Democracy in El Salvador is on the brink of the abyss.


Supporters of Bukele argue that the Chamber's ruling is actually pro-democratic, giving the people the right and the power to return to office a president who is doing a good job.  They rely on the idea of elections as the ultimate check on the country's leaders.  They point to the US as a prime example of a country where a president can be elected for successive terms.

Saturday night, Jean Manes, the acting US Ambassador to El Salvador tweeted the US condemnation of the Constitutional Chamber's ruling:

The United States government condemns the decision made on September 3 by the Salvadoran Constitutional Chamber.

This decision allows immediate presidential reelection and is clearly contrary to the Salvadoran constitution which states that immediate reelection is not allowed. 

This ruling is the direct result of the May 1 decision of the Salvadoran Legislative Assembly to unconstitutionally remove the acting magistrates of the Constitutional Chamber and install replacements loyal to the Executive Branch. 

This demonstrates a clear strategy to undermine judicial independence and remove a key counterweight to the executive branch. 

A fundamental principle of democracy are the three branches of government, so a weakening of the independence of the judiciary is a sign of democracy in decline in El Salvador. 

This decline in democracy damages the bilateral relationship that the United States strives to have with the government of El Salvador. 
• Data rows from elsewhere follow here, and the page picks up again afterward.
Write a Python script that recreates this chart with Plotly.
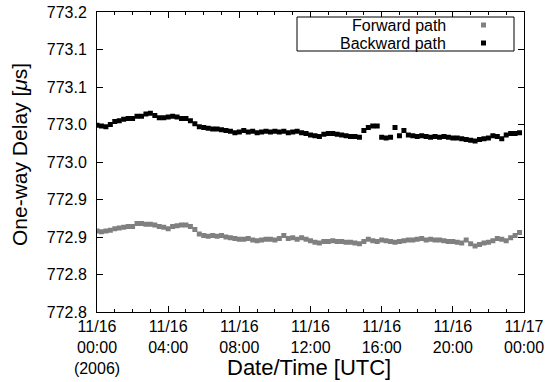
import plotly.graph_objects as go

# Sample times in hours after 2006-11-16 00:00 UTC (15-minute spacing)
hours = [i * 0.25 for i in range(96)]

# One-way delay, forward path [µs]
forward_delay = [
    772.908, 772.907, 772.908, 772.909, 772.911, 772.912, 772.913, 772.914,
    772.914, 772.918, 772.918, 772.917, 772.917, 772.916, 772.914, 772.913,
    772.911, 772.914, 772.915, 772.916, 772.916, 772.914, 772.910, 772.904,
    772.902, 772.901, 772.902, 772.901, 772.902, 772.900, 772.899, 772.898,
    772.897, 772.897, 772.898, 772.896, 772.895, 772.896, 772.897, 772.897,
    772.896, 772.898, 772.902, 772.898, 772.899, 772.897, 772.899, 772.897,
    772.895, 772.893, 772.892, 772.894, 772.894, 772.895, 772.894, 772.894,
    772.893, 772.893, 772.892, 772.891, 772.894, 772.897, 772.895, 772.894,
    772.896, 772.895, 772.894, 772.893, 772.894, 772.895, 772.896, 772.896,
    772.897, 772.898, 772.896, 772.897, 772.896, 772.896, 772.895, 772.894,
    772.894, 772.893, 772.892, 772.896, 772.891, 772.888, 772.890, 772.892,
    772.893, 772.895, 772.898, 772.897, 772.895, 772.899, 772.902, 772.906,
]

# One-way delay, backward path [µs]
backward_delay = [
    773.049, 773.048, 773.047, 773.050, 773.054, 773.055, 773.057, 773.058,
    773.058, 773.061, 773.061, 773.064, 773.065, 773.062, 773.059, 773.059,
    773.060, 773.061, 773.060, 773.058, 773.058, 773.055, 773.051, 773.047,
    773.046, 773.045, 773.044, 773.044, 773.043, 773.042, 773.041, 773.039,
    773.040, 773.042, 773.040, 773.041, 773.039, 773.040, 773.041, 773.040,
    773.041, 773.040, 773.041, 773.039, 773.040, 773.041, 773.039, 773.038,
    773.036, 773.035, 773.034, 773.037, 773.038, 773.038, 773.037, 773.036,
    773.035, 773.034, 773.034, 773.033, 773.042, 773.046, 773.048, 773.048,
    773.033, 773.032, 773.033, 773.046, 773.035, 773.042, 773.036, 773.035,
    773.034, 773.035, 773.034, 773.033, 773.034, 773.033, 773.034, 773.033,
    773.032, 773.032, 773.031, 773.030, 773.029, 773.028, 773.030, 773.031,
    773.032, 773.035, 773.034, 773.031, 773.036, 773.038, 773.038, 773.039,
]

x_tick_vals = [0, 4, 8, 12, 16, 20, 24]
x_tick_text = [
    "11/16<br>00:00<br>(2006)",
    "11/16<br>04:00",
    "11/16<br>08:00",
    "11/16<br>12:00",
    "11/16<br>16:00",
    "11/16<br>20:00",
    "11/17<br>00:00",
]

y_tick_vals = [772.80, 772.85, 772.90, 772.95, 773.00, 773.05, 773.10, 773.15, 773.20]
y_tick_text = ["772.8", "772.8", "772.9", "772.9", "773.0", "773.0", "773.1", "773.1", "773.2"]

series_names = ["Forward path", "Backward path"]
series_colors = ["#808080", "#000000"]

FONT = "Liberation Sans, Arial, Helvetica, sans-serif"

fig = go.Figure()
for name, values, color in zip(series_names, [forward_delay, backward_delay], series_colors):
    fig.add_trace(go.Scatter(
        x=hours, y=values, mode="markers", name=name,
        marker=dict(symbol="square", size=5, color=color, line=dict(width=0)),
        showlegend=False, cliponaxis=True,
    ))

# plot area in pixels
L, R, T, B = 97, 21, 12, 70
W, H = 545, 382
pw, ph = W - L - R, H - T - B


def px_x(px):
    return (px - L) / pw


def px_y(py):
    return (H - B - py) / ph


fig.update_layout(
    width=W, height=H,
    margin=dict(l=L, r=R, t=T, b=B, autoexpand=False),
    paper_bgcolor="white", plot_bgcolor="white",
    font=dict(family=FONT, size=16, color="black"),
    showlegend=False,
)

fig.update_xaxes(
    range=[0, 24], tickmode="array", tickvals=x_tick_vals, ticktext=x_tick_text,
    ticks="inside", ticklen=6, tickwidth=1, tickcolor="black",
    minor=dict(tickmode="linear", tick0=0, dtick=1, ticks="inside", ticklen=3, tickwidth=1, tickcolor="black"),
    showline=True, linecolor="black", linewidth=1, mirror="ticks",
    showgrid=False, zeroline=False, automargin=False,
    tickfont=dict(family=FONT, size=16, color="black"),
)
fig.update_yaxes(
    range=[772.80, 773.20], tickmode="array", tickvals=y_tick_vals, ticktext=y_tick_text,
    ticks="inside", ticklen=6, tickwidth=1, tickcolor="black",
    showline=True, linecolor="black", linewidth=1, mirror="ticks",
    showgrid=False, zeroline=False, automargin=False,
    tickfont=dict(family=FONT, size=16, color="black"),
    ticklabelstandoff=6,
)

# axis titles
fig.add_annotation(
    text="Date/Time [UTC]", xref="paper", yref="paper",
    x=px_x(309), y=px_y(367), xanchor="center", yanchor="middle",
    showarrow=False, font=dict(family=FONT, size=22, color="black"),
)
fig.add_annotation(
    text="One-way Delay [<i>μ</i>s]", xref="paper", yref="paper",
    x=px_x(19), y=px_y(155), xanchor="center", yanchor="middle", textangle=-90,
    showarrow=False, font=dict(family=FONT, size=21, color="black"),
)

# key box
fig.add_shape(
    type="rect", xref="paper", yref="paper",
    x0=px_x(297), x1=px_x(514), y0=px_y(51), y1=px_y(17),
    line=dict(color="black", width=1), fillcolor="white", layer="above",
)
for i, (name, color) in enumerate(zip(series_names, series_colors)):
    cy = 25 + i * 18
    fig.add_annotation(
        text=name, xref="paper", yref="paper",
        x=px_x(448), y=px_y(cy), xanchor="right", yanchor="middle",
        showarrow=False, font=dict(family=FONT, size=16, color="black"),
    )
    fig.add_shape(
        type="rect", xref="paper", yref="paper",
        x0=px_x(481), x1=px_x(486), y0=px_y(cy + 2.5), y1=px_y(cy - 2.5),
        line=dict(width=0), fillcolor=color, layer="above",
    )

fig.write_html("out.html")
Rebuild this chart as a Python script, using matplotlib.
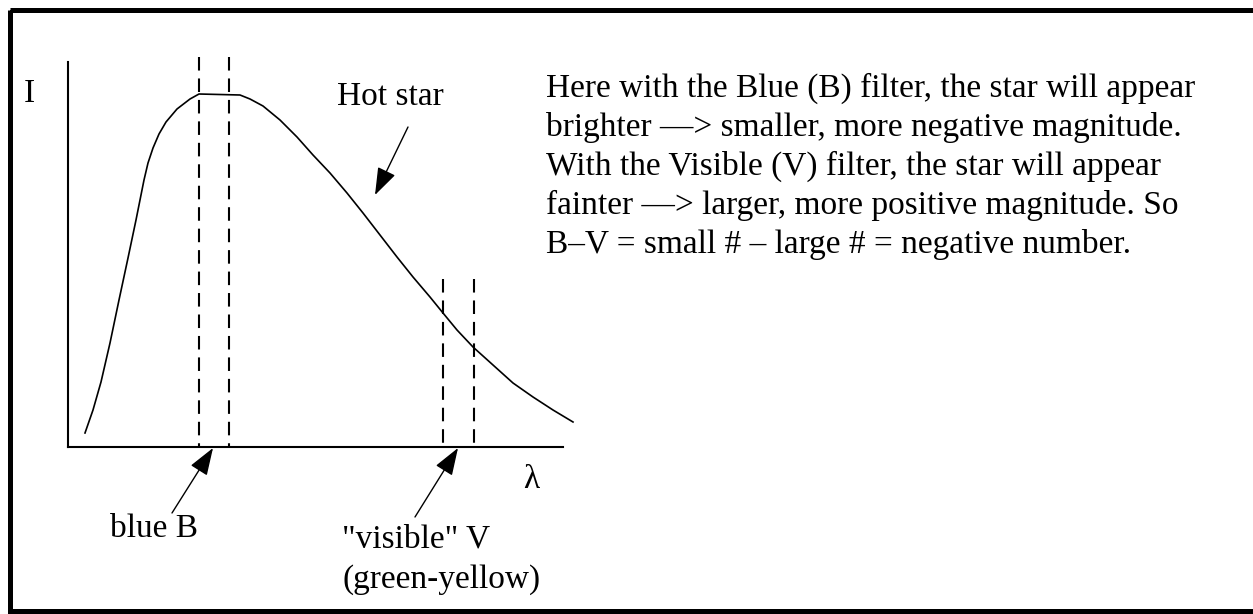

The past four months, since the Nuevas Ideas party of Nayib Bukele took over control of the Legislative Assembly, have seen that body (1) depose the five top judges in the country, (2) depose the attorney general, (3) install new judges and an attorney general hand-picked by the Bukele team moments later, and (4) fire one third of the lower court judges.  Those steps are closely followed yesterday by the newly installed magistrates of the Constitutional Chamber making possible five more years of rule by Bukele.  All of this consolidation of power for Bukele happens as the country approaches its Bicentennial of independence from Spain on September 15.